DATA RECORDS
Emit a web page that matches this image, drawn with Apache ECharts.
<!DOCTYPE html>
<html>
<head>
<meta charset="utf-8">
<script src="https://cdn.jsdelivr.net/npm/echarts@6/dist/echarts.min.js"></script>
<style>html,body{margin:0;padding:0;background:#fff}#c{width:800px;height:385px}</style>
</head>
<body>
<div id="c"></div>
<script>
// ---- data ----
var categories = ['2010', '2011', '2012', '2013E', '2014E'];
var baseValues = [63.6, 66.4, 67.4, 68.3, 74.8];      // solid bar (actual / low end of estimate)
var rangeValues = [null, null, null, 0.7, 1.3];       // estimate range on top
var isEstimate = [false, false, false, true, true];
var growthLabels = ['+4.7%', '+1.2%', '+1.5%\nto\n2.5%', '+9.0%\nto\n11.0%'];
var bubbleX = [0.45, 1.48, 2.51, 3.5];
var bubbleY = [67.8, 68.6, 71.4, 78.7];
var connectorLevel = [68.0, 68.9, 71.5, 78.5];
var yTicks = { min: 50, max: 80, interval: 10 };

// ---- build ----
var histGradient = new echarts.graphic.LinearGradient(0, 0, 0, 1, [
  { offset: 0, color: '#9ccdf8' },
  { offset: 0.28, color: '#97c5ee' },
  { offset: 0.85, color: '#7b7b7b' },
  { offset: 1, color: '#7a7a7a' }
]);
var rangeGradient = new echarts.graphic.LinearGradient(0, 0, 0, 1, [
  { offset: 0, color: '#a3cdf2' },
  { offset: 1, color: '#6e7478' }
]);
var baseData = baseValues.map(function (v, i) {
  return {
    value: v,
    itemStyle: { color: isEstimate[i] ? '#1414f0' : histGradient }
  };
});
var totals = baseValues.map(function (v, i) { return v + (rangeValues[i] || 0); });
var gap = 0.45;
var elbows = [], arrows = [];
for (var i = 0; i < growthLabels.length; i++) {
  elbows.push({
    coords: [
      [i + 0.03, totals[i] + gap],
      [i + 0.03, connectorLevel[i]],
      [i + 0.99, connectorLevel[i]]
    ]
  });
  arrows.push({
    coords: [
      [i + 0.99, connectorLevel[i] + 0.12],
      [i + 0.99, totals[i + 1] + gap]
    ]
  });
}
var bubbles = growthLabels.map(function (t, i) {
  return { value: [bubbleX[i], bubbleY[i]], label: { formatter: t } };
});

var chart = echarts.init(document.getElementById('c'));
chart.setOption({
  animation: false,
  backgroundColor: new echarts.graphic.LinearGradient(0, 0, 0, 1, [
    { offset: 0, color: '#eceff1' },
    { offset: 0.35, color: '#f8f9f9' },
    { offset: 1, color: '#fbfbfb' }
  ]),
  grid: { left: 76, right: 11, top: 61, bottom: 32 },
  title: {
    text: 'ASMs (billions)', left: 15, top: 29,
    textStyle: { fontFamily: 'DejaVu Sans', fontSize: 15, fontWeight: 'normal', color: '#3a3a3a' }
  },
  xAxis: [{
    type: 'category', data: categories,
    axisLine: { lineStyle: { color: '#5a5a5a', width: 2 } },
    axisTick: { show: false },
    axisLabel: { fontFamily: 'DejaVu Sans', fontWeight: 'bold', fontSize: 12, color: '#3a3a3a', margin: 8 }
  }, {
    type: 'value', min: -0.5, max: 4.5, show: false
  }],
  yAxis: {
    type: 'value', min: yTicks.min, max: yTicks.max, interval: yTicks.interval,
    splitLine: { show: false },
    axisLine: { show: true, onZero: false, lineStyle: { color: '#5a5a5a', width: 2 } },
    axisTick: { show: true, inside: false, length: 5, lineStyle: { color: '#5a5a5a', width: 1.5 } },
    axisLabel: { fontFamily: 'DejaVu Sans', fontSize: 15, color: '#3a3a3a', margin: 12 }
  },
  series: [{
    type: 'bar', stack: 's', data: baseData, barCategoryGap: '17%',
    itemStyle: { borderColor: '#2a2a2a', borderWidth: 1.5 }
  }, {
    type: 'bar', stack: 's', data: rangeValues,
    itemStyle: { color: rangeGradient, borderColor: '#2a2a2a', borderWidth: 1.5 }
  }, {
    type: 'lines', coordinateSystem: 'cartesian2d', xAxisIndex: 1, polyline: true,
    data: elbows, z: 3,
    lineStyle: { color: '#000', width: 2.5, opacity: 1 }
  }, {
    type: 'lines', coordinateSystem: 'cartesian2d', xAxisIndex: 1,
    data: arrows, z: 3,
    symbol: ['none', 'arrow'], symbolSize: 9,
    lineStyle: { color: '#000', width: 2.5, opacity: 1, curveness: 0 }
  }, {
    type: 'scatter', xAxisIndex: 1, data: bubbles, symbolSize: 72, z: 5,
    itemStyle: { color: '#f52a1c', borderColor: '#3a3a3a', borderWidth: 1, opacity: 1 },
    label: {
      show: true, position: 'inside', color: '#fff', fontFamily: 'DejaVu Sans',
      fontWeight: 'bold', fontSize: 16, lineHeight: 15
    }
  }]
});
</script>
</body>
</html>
...
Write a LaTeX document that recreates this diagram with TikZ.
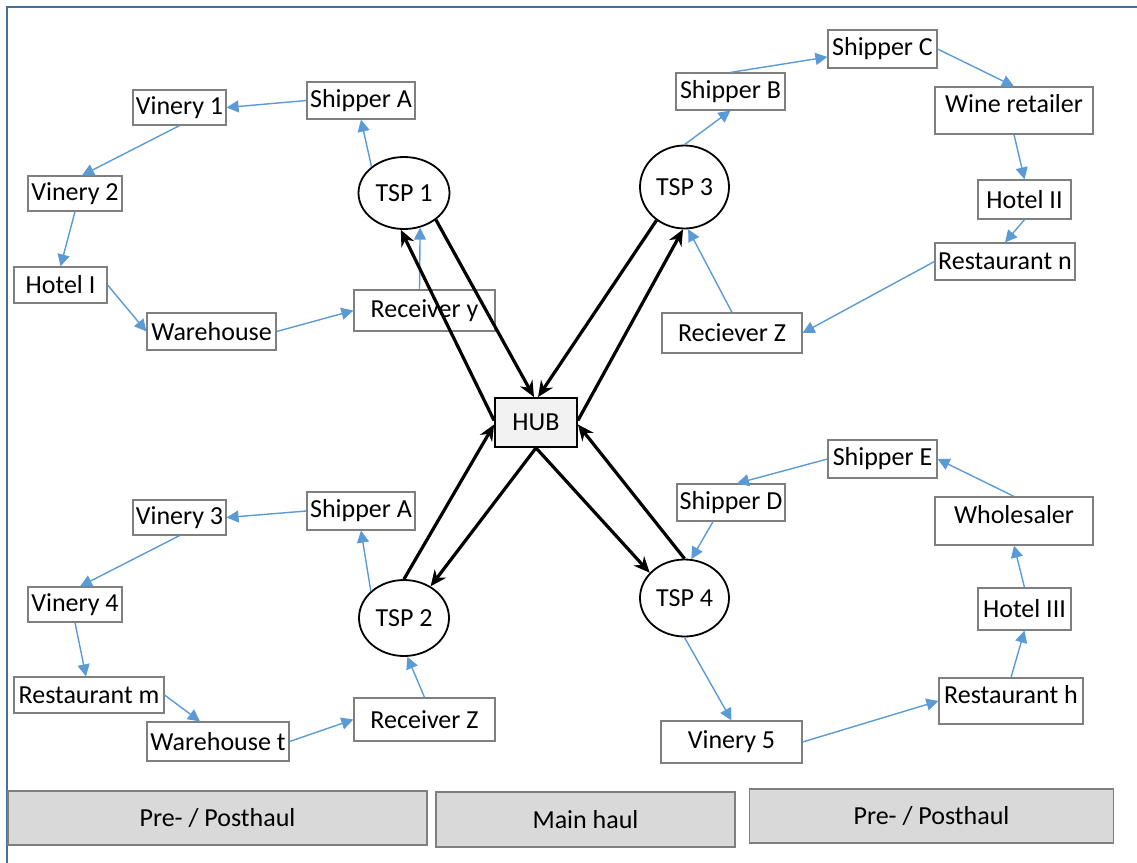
...
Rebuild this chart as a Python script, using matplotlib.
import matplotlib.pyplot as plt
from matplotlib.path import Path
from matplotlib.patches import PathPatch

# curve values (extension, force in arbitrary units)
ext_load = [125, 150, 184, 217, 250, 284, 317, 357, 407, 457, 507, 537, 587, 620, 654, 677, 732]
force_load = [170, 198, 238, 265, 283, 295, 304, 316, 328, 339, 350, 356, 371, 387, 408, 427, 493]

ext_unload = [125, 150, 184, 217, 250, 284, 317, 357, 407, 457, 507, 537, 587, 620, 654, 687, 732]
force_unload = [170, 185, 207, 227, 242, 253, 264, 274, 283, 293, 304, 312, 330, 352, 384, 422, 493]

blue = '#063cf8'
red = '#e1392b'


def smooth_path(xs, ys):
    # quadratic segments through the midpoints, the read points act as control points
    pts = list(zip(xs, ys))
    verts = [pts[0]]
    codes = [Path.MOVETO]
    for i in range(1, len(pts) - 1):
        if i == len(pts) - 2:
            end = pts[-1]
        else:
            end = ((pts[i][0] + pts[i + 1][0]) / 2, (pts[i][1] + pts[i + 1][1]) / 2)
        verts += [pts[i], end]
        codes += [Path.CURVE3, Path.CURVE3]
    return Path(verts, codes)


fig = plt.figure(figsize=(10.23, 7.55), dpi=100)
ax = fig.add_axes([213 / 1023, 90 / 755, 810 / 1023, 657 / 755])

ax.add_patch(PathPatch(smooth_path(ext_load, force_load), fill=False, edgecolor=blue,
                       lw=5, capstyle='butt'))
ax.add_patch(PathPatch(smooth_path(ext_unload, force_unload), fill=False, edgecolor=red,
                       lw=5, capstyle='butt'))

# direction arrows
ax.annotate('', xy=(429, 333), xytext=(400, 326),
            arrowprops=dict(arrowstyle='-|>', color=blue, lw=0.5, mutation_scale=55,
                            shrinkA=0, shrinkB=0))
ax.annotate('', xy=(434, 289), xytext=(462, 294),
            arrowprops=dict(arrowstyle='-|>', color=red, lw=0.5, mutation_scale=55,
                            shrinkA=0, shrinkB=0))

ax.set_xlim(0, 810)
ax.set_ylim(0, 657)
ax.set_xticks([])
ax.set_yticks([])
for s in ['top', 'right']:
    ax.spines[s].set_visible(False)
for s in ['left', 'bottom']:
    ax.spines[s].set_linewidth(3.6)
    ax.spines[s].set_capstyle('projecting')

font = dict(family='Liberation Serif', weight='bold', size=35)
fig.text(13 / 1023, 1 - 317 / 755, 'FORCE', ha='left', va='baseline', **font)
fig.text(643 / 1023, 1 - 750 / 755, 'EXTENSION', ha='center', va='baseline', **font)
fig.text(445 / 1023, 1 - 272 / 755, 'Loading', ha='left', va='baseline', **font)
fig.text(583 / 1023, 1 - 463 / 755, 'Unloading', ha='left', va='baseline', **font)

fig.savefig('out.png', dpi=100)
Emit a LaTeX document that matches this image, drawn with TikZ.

OBJECTIVE
Search the records above for "drawn". Copy each line where it is found.

RESULT OF THE TASK
Emit a web page that matches this image, drawn with Apache ECharts.
Emit a LaTeX document that matches this image, drawn with TikZ.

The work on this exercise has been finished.